Rough Openings for Windows Explained
If you’re interested in installing a window, or at least trying your hand at getting one started, the process begins with a rough opening. You need to know about the basics of rough openings for windows and how to properly measure and build one. You may also need to understand how to adjust an existing rough opening for efficient and accurate installation.
What Is a Rough Opening for a Window?
A rough opening refers to a framed opening for your planned window. It has a header across the top, a sill plate across the bottom, and vertical trimmers on either side.

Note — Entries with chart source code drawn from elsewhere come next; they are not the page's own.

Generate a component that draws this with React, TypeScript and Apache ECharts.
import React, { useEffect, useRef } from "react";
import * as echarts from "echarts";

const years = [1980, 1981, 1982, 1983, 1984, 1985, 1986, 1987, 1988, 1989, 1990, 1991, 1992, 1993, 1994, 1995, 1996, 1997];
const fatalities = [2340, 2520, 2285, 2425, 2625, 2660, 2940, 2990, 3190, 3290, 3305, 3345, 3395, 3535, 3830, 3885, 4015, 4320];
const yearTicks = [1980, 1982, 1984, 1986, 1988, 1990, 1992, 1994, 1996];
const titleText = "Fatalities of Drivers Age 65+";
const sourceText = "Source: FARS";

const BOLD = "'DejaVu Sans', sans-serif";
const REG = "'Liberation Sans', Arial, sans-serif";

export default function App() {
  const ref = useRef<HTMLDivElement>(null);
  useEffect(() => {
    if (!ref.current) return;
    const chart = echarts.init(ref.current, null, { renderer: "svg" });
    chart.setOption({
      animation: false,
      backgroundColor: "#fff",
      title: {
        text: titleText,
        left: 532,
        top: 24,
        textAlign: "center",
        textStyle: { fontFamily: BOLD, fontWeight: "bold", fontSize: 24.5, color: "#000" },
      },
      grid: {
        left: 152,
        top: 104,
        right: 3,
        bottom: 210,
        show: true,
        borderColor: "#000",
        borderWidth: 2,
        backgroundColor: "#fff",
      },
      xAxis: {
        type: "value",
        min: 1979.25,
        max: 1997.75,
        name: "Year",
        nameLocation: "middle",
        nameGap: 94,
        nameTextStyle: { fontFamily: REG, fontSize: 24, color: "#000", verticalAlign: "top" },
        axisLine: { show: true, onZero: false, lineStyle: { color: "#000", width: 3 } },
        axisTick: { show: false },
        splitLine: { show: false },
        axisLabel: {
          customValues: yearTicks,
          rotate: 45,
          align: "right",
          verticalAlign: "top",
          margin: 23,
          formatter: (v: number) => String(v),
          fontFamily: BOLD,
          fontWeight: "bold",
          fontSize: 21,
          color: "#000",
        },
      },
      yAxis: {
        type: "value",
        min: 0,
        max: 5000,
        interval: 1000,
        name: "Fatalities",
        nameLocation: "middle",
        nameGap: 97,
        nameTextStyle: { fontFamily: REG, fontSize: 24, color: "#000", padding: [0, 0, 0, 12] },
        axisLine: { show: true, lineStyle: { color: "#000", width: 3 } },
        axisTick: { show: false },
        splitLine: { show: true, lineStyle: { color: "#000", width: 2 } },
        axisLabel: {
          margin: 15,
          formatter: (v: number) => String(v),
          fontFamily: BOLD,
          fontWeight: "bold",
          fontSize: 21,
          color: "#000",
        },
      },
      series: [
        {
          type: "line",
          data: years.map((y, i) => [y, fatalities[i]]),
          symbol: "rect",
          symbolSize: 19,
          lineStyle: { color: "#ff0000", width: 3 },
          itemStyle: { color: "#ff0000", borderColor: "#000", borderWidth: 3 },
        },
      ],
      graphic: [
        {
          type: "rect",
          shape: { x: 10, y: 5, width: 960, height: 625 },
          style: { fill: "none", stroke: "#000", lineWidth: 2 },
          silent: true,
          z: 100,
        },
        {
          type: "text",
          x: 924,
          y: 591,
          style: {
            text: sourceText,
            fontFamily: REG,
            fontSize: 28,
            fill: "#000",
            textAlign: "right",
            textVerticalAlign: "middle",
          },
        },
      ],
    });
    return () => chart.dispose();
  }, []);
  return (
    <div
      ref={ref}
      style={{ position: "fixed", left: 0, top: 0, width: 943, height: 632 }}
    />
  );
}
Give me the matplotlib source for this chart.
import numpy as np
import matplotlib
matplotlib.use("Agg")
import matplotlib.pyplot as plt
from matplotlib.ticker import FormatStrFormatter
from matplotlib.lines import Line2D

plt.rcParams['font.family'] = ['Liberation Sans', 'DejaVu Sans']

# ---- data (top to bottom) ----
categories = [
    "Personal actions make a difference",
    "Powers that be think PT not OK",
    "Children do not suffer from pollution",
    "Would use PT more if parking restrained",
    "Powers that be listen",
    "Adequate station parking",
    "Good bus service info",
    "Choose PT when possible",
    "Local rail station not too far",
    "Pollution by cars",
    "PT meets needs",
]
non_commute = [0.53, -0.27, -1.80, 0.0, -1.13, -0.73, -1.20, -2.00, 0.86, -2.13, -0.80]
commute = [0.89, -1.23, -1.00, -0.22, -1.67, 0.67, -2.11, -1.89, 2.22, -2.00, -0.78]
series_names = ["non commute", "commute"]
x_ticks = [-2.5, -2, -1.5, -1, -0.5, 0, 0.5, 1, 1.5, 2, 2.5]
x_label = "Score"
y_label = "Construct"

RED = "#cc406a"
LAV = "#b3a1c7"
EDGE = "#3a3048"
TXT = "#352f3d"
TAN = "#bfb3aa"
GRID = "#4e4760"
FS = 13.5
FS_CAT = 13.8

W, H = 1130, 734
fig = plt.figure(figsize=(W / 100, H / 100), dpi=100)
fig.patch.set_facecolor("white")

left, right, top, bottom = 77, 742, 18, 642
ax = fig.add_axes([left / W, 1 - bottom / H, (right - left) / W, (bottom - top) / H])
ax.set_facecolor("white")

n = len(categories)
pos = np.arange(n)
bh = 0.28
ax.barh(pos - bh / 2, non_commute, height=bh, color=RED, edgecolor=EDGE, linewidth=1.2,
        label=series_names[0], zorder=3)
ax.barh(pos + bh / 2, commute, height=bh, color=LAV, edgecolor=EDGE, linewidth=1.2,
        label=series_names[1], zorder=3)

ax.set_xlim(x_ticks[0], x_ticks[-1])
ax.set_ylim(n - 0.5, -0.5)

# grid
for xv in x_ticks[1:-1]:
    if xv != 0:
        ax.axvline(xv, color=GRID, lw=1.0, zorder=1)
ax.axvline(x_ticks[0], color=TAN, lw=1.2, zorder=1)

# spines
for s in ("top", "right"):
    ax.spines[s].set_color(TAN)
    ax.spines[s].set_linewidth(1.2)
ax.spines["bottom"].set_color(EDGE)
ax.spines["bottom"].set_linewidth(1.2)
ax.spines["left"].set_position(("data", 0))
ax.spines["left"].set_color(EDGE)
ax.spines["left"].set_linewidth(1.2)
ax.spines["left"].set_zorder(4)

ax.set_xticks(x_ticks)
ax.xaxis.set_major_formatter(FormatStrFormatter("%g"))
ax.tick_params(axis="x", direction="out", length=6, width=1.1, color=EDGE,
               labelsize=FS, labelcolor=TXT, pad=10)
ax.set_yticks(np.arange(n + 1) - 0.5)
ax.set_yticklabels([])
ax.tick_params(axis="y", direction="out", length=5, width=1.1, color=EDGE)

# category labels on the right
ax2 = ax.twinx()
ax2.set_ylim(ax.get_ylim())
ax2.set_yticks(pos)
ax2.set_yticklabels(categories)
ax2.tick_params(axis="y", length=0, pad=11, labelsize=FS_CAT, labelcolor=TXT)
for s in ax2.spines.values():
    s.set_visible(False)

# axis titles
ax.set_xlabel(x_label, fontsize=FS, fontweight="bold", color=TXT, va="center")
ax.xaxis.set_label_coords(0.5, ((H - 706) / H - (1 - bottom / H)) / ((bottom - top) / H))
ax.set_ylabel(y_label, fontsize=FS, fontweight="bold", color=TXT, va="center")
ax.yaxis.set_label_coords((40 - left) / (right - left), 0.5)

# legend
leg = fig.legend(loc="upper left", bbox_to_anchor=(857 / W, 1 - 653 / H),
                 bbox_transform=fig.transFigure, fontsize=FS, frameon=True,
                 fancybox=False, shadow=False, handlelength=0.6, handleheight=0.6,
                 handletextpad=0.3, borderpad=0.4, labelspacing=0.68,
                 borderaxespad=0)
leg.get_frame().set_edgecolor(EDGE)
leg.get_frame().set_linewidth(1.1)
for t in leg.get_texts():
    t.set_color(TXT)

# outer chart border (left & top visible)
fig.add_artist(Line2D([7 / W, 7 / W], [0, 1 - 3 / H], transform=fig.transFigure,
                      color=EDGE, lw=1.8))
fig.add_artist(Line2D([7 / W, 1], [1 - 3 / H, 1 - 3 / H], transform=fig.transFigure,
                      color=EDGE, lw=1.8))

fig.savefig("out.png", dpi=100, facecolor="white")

Naturally, these elements take up space, so the final measurements of the installed window will be slightly smaller than the measurements of the rough frame. The variance will depend ultimately on the manufacturer of the window you install.
Rough Opening for a Window: The Basic Steps
There are several fundamental steps needed to either create a new rough opening or to adjust an existing one.
Measure the Opening
Mark on the wall where the planned opening will go, or if you’re assessing or adjusting an opening that’s already there, measure what’s in place. The measurements you’ll need are:
- Width of the top and bottom of the opening between the inside faces of the frame
- Height of the opening from the bottom of the header to the top of the sill at the left, center, and right
You’ll also need to account for paper flashing on each side of the opening. This generally means deducting half an inch from the measured width and 5/8 in. from the measured height.
Cut and Frame the Opening
If you’re starting with a blank wall, you’ll need to cut and frame your new opening. This itself is really a multi-step process too involved to detail here, but you can seek out guides online to help you through the process if you want to try it yourself.
Check for Plumb and Level
It’s important to double-check that all four sides of your rough opening are plumb and level and whether the wall it’s being installed in is plumb, before ordering windows.
In an existing rough opening, it’s perfectly possible that studs might be out of alignment or that the sill and header are out of level. Walls of sufficient age may lean slightly in or out. It’s possible to compensate for these problems but only if you know about them first.
Adjusting a Rough Opening
There are several ways to adjust a rough opening if needed:
- Sloping the sill. A sill should slope slightly outward for drainage purposes. Shaving down the outer edge of a sill or installing a sill wedge can provide the needed slope.
- Expanding the opening. If the existing opening isn’t large enough for your planned window, shaving from the sill can gain you the space you need. It’s always best to shave from the bottom, as shaving from the header weakens the frame.
- Making the opening smaller. An opening too large won’t be able to properly seat the final installation. You can add lumber or boards to the inside of the frame to make up the difference.